Harvesting and processing of cocoa beans is long-standing agricultural practice by cocoa farmers all around the world.
After the ripe cocoa pods (Theobroma cacao L) are harvested, they have to be fermented and dried in order to help produce a pleasant bitterness and other desired flavors needed by chocolate makers.
The cocoa beans are then fractured and placed into fermentation boxes (pictured) and covered with banana leaves then a layer of clean hessian bags (not bags that have contained copra, which will taint the cocoa) – this is needed to keep the
heat in the fermentation mass.
When the Fermentation mass turns brown, with a vinegar smell, the mass is heating up to indicate a good process.
The Fermentation process should last for 6 days and not more than that. After fermentation, the drying process begins.
Cocoa beans can be dried on simple platforms in the sun if the environmental conditions are not too wet; platforms are covered with tarpaulins or clear plastic sheets in the event of rain; globally, most cocoa is sun-dried.
However, in many places in Papua New Guinea, it is too wet during the main harvest season for simple passive sun-drying to be rapid enough to give good quality cocoa beans.
A wood-fired kiln drier on the design shown below has been developed in Papua New Guinea to speed up the sun drying of cocoa beans.

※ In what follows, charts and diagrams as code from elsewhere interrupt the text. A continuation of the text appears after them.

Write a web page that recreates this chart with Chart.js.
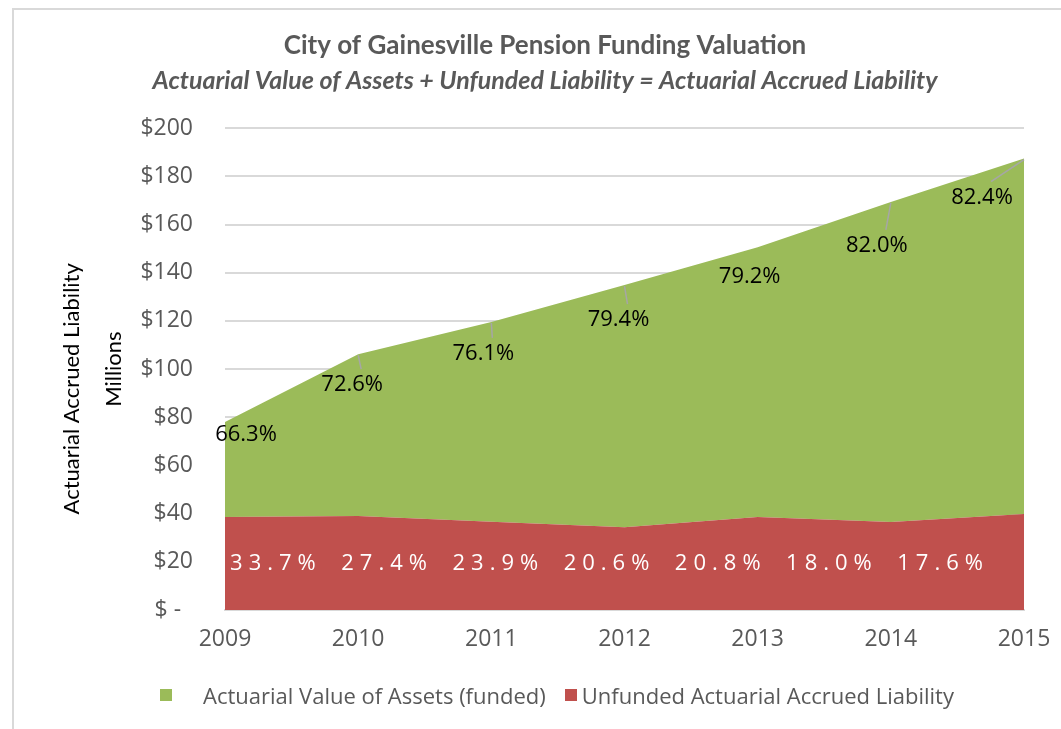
<!DOCTYPE html>
<html>
<head>
<meta charset="utf-8">
<script src="https://cdn.jsdelivr.net/npm/chart.js@4.4.1/dist/chart.umd.min.js"></script>
<style>
body { margin: 0; background: #fff; overflow: hidden; }
#wrap { position: relative; width: 1061px; height: 729px; }
#frame { position: absolute; left: 12px; top: 8px; width: 1200px; height: 900px;
  border-top: 2px solid #d9d9d9; border-left: 2px solid #d9d9d9; }
#myChart { position: absolute; left: 0; top: 0; }
#legend { position: absolute; left: 160px; top: 680px; font: 22px 'Open Sans'; color: #595959;
  display: flex; align-items: center; white-space: nowrap; }
.box { display: inline-block; width: 12px; height: 12px; }
</style>
</head>
<body>
<div id="wrap">
  <div id="frame"></div>
  <canvas id="myChart" width="1061" height="729"></canvas>
  <div id="legend"></div>
</div>
<script>
// data ($ millions)
const years = ['2009', '2010', '2011', '2012', '2013', '2014', '2015'];
const unfunded = [38.6, 39.0, 36.6, 34.4, 38.6, 36.5, 39.8];
const funded = [39.4, 67.2, 83.0, 100.5, 112.0, 132.9, 147.6];
const fundedPct = ['66.3%', '72.6%', '76.1%', '79.4%', '79.2%', '82.0%', '82.4%'];
const unfundedPct = ['33.7%', '27.4%', '23.9%', '20.6%', '20.8%', '18.0%', '17.6%'];
const yTickLabels = ['$ -  ', '$20', '$40', '$60', '$80', '$100', '$120', '$140', '$160', '$180', '$200'];

// where the labels got dragged to in the original (pixels from the point)
const fundedLabelShift = [[21, 13], [-6, 31], [-8, 32], [-6, 35], [-8, 30], [-14, 44], [-42, 39]];
const showLeader = [false, true, true, true, false, true, true];

const green = '#9BBB59';
const red = '#C0504D';

const pctLabels = {
  id: 'pctLabels',
  afterDatasetsDraw(chart) {
    const ctx = chart.ctx;
    const xs = chart.scales.x;
    const ys = chart.scales.y;
    const pts = chart.getDatasetMeta(1).data;
    ctx.save();
    ctx.textAlign = 'center';
    ctx.textBaseline = 'middle';

    ctx.font = '22px "Open Sans"';
    fundedPct.forEach((t, i) => {
      const p = pts[i];
      const lx = p.x + fundedLabelShift[i][0];
      const ly = p.y + fundedLabelShift[i][1];
      if (showLeader[i]) {
        ctx.strokeStyle = '#a6a6a6';
        ctx.lineWidth = 1.5;
        ctx.beginPath();
        ctx.moveTo(p.x, p.y + 1);
        ctx.lineTo(lx + 9, ly - 16);
        ctx.stroke();
      }
      ctx.fillStyle = '#000';
      ctx.fillText(t, lx, ly);
    });

    // unfunded labels sit in one row inside the red band
    ctx.font = '22px "Open Sans"';
    ctx.fillStyle = '#fff';
    ctx.letterSpacing = '6px';
    const x0 = xs.getPixelForValue(0);
    const step = xs.getPixelForValue(1) - x0;
    unfundedPct.forEach((t, i) => {
      ctx.fillText(t, x0 + step * (0.36 + 0.835 * i) + 3, ys.getPixelForValue(19));
    });
    ctx.restore();
  }
};

const ctx = document.getElementById('myChart');

const chart = new Chart(ctx, {
  type: 'line',
  data: {
    labels: years,
    datasets: [{
      label: 'Unfunded Actuarial Accrued Liability',
      data: unfunded,
      backgroundColor: red,
      borderColor: 'rgba(0,0,0,0)',
      borderWidth: 0,
      pointRadius: 0,
      fill: 'origin',
      tension: 0
    }, {
      label: 'Actuarial Value of Assets (funded)',
      data: funded,
      backgroundColor: green,
      borderColor: 'rgba(0,0,0,0)',
      borderWidth: 0,
      pointRadius: 0,
      fill: '-1',
      tension: 0
    }]
  },
  options: {
    responsive: false,
    animation: false,
    layout: { padding: { left: 66, right: 37, top: 0, bottom: 79 } },
    plugins: {
      legend: { display: false },
      tooltip: { enabled: false },
      title: {
        display: true,
        text: 'City of Gainesville Pension Funding Valuation',
        color: '#595959',
        font: { family: 'Lato', size: 26, weight: 'bold' },
        padding: { top: 30, bottom: 0 }
      },
      subtitle: {
        display: true,
        text: 'Actuarial Value of Assets + Unfunded Liability = Actuarial Accrued Liability',
        color: '#595959',
        font: { family: 'Lato', size: 25, weight: 'bold', style: 'italic' },
        padding: { top: 5, bottom: 32 }
      }
    },
    scales: {
      x: {
        offset: false,
        grid: { display: false, drawTicks: false },
        border: { display: true, color: '#d9d9d9', width: 2 },
        ticks: { color: '#595959', font: { family: 'Open Sans', size: 23 }, padding: 16, maxRotation: 0, autoSkip: false },
        afterFit: (s) => { s.height = 40; s.paddingRight = 0; s.paddingLeft = 0; }
      },
      y: {
        stacked: true,
        min: 0,
        max: 200,
        ticks: {
          stepSize: 20,
          color: '#595959',
          font: { family: 'Open Sans', size: 23 },
          padding: 32,
          callback: (v, i) => yTickLabels[i]
        },
        grid: { color: '#d9d9d9', lineWidth: 2, drawTicks: false },
        border: { display: false },
        title: {
          display: true,
          // trailing spaces nudge the first line down like in the original
          text: ['Actuarial Accrued Liability       ', 'Millions'],
          color: '#000',
          font: { family: 'Lato', size: 22, lineHeight: 1.9 },
          padding: { top: -15, bottom: 0 }
        },
        afterFit: (s) => { s.width = 159; }
      }
    }
  },
  plugins: [pctLabels]
});

// legend as html, green first like the original
const legend = document.getElementById('legend');
legend.innerHTML = `
  <span class="box" style="background:${green}"></span>
  <span style="margin-left:31px">${chart.data.datasets[1].label}</span>
  <span class="box" style="background:${red};margin-left:19px"></span>
  <span style="margin-left:5px">${chart.data.datasets[0].label}</span>
`;
</script>
</body>
</html>
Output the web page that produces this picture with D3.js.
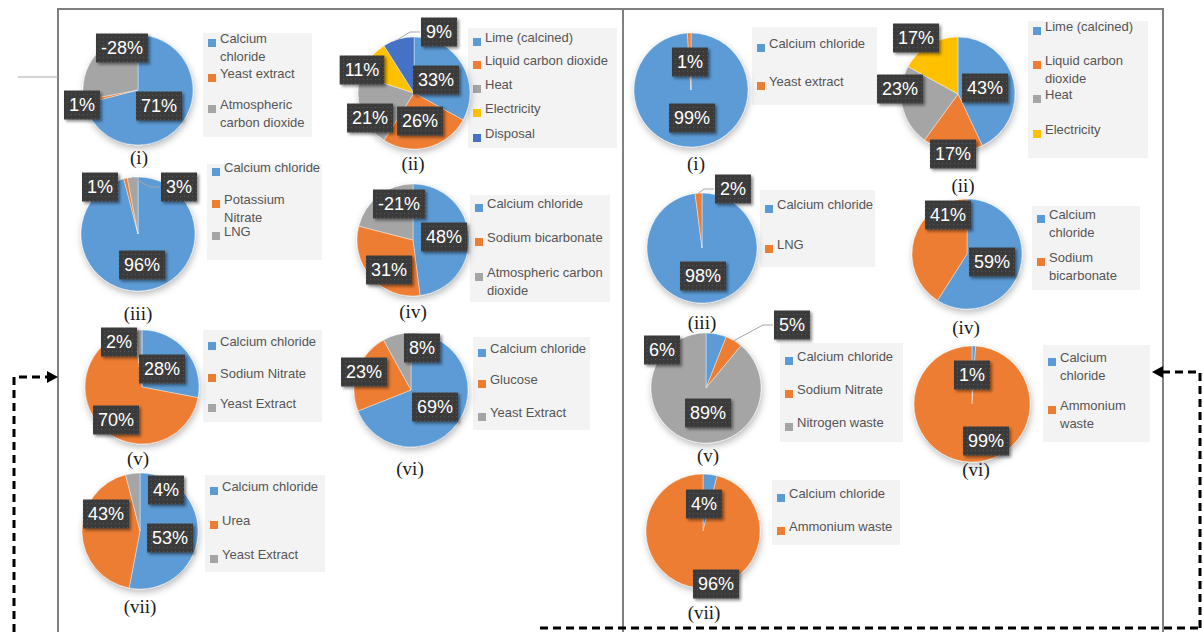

• A steel kiln pipe is built under a metal mesh drying rack on
which the beans are spread about 5cm deep.
• A roof can be rolled off to expose the beans for sun drying when
the weather is dry.
• During wet weather the roof is rolled over the drying rack and
wood in the kiln is lit to provide heat to continue drying the
beans.
The Kiln pipes, however, tend to rust and develop holes over time, and this allows smoke to pass through, tainting the beans. Also, the fragments tend to fall down from the drying rack and burn on the kiln pipe, creating smoke.
The PNG Cocoa Board is now trialing the use of stainless steel to dry cocoa beans.
Last week, the PNG Cocoa Board was in Navunaram village in the Gazelle district of East New Britain to launch the trialing of this new method.
While PNG produces some of the best cocoa in the world, it still needs improvement and PNG Cocoa Board continues to remain committed to improving the quality of cocoa in PNG.